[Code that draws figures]
::::::

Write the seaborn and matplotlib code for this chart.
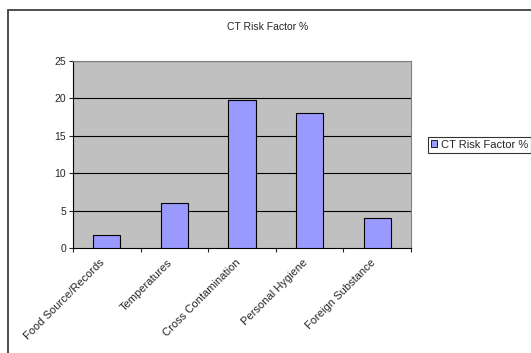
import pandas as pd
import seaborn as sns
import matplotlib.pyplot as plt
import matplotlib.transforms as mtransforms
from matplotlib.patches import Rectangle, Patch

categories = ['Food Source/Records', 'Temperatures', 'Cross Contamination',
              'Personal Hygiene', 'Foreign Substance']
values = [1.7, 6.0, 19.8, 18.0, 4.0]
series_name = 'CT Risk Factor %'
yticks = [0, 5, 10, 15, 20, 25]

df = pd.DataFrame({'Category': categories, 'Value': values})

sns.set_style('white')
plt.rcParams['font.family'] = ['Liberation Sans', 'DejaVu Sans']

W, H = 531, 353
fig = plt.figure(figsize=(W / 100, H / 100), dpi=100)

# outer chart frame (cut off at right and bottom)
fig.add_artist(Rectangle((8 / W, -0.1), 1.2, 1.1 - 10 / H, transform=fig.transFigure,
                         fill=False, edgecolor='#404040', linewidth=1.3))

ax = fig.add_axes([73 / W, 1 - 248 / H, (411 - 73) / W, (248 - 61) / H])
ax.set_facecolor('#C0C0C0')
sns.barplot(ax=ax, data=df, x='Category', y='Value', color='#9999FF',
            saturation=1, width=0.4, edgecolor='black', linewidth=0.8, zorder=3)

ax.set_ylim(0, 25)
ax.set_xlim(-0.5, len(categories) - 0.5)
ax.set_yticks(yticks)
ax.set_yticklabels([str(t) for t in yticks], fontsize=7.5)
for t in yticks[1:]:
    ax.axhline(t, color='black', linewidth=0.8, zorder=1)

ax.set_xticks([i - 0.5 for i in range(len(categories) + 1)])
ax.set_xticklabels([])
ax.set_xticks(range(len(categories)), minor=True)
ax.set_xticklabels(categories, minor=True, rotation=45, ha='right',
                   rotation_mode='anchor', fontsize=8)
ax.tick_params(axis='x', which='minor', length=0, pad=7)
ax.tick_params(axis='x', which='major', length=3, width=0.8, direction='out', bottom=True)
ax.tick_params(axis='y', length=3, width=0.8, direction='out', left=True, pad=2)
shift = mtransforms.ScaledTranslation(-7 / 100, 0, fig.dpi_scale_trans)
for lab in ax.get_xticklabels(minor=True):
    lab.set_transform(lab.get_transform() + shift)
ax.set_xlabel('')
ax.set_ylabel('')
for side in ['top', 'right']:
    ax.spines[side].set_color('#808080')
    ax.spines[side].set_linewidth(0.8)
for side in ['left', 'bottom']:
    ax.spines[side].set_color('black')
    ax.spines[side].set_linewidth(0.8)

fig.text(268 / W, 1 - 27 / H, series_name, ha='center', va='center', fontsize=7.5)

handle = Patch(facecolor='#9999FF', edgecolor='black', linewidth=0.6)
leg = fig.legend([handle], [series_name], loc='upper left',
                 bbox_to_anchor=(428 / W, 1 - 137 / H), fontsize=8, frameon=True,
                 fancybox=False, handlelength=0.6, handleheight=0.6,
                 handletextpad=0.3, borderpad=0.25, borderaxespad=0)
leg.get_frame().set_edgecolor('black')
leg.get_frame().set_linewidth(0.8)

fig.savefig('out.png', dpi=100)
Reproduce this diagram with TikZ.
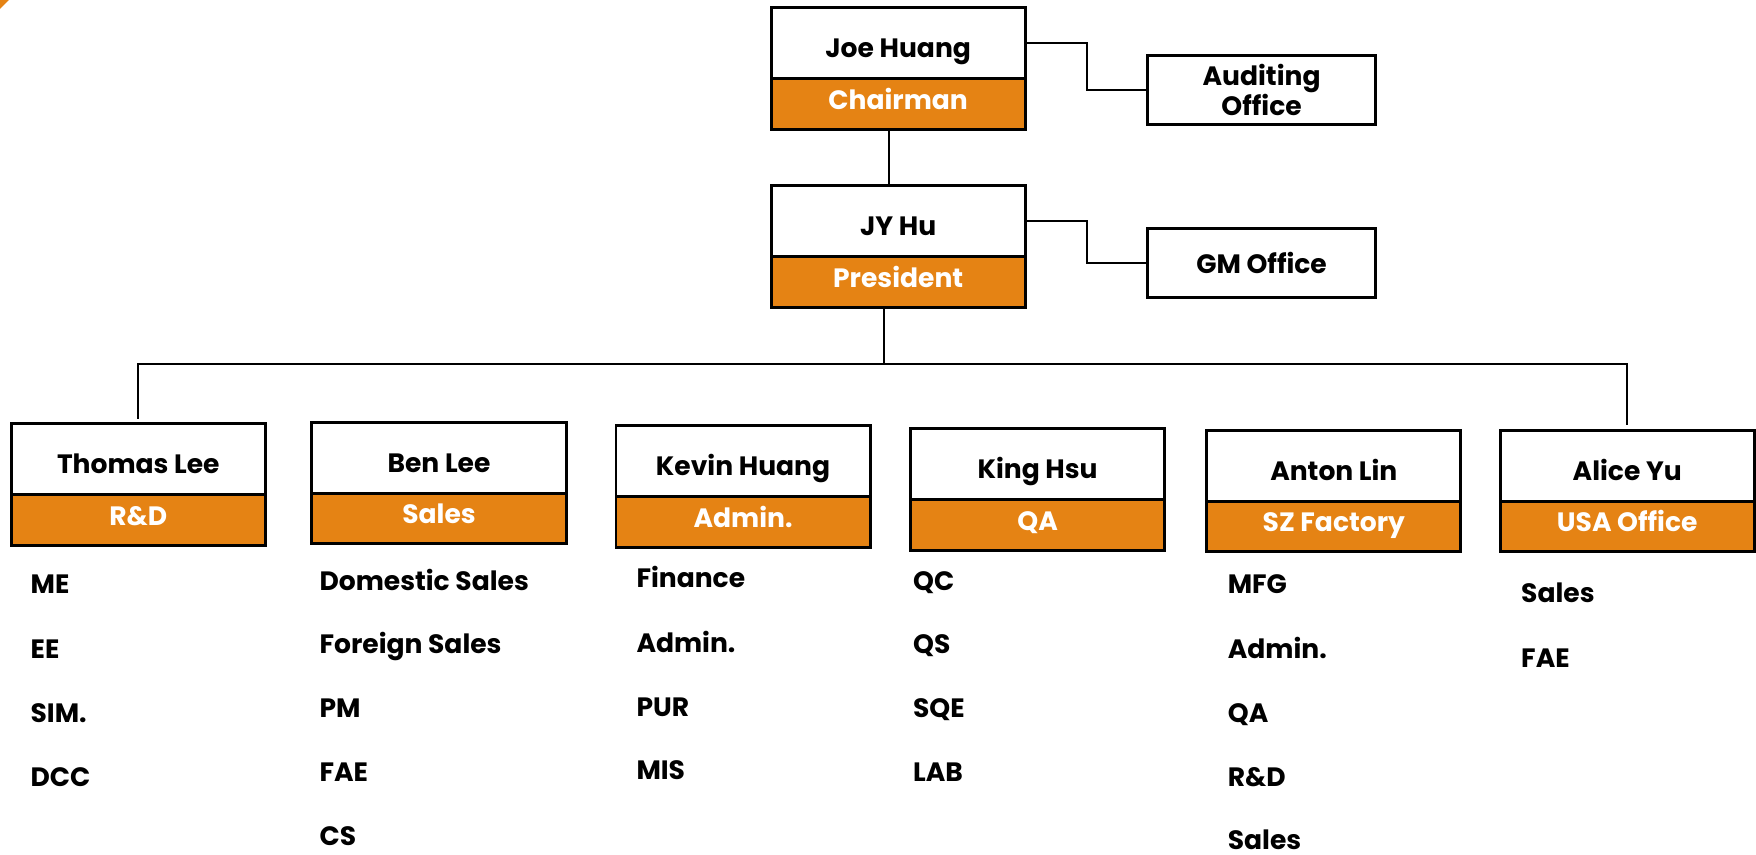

::::::

Stated exercise:
Up to and including the line containing "fig = plt.figure(figsize=(W", quote each line of the entries above from the very first, please, exactly and without images.

Answer to the exercise:
Write the seaborn and matplotlib code for this chart.
import pandas as pd
import seaborn as sns
import matplotlib.pyplot as plt
import matplotlib.transforms as mtransforms
from matplotlib.patches import Rectangle, Patch

categories = ['Food Source/Records', 'Temperatures', 'Cross Contamination',
              'Personal Hygiene', 'Foreign Substance']
values = [1.7, 6.0, 19.8, 18.0, 4.0]
series_name = 'CT Risk Factor %'
yticks = [0, 5, 10, 15, 20, 25]

df = pd.DataFrame({'Category': categories, 'Value': values})

sns.set_style('white')
plt.rcParams['font.family'] = ['Liberation Sans', 'DejaVu Sans']

W, H = 531, 353
fig = plt.figure(figsize=(W / 100, H / 100), dpi=100)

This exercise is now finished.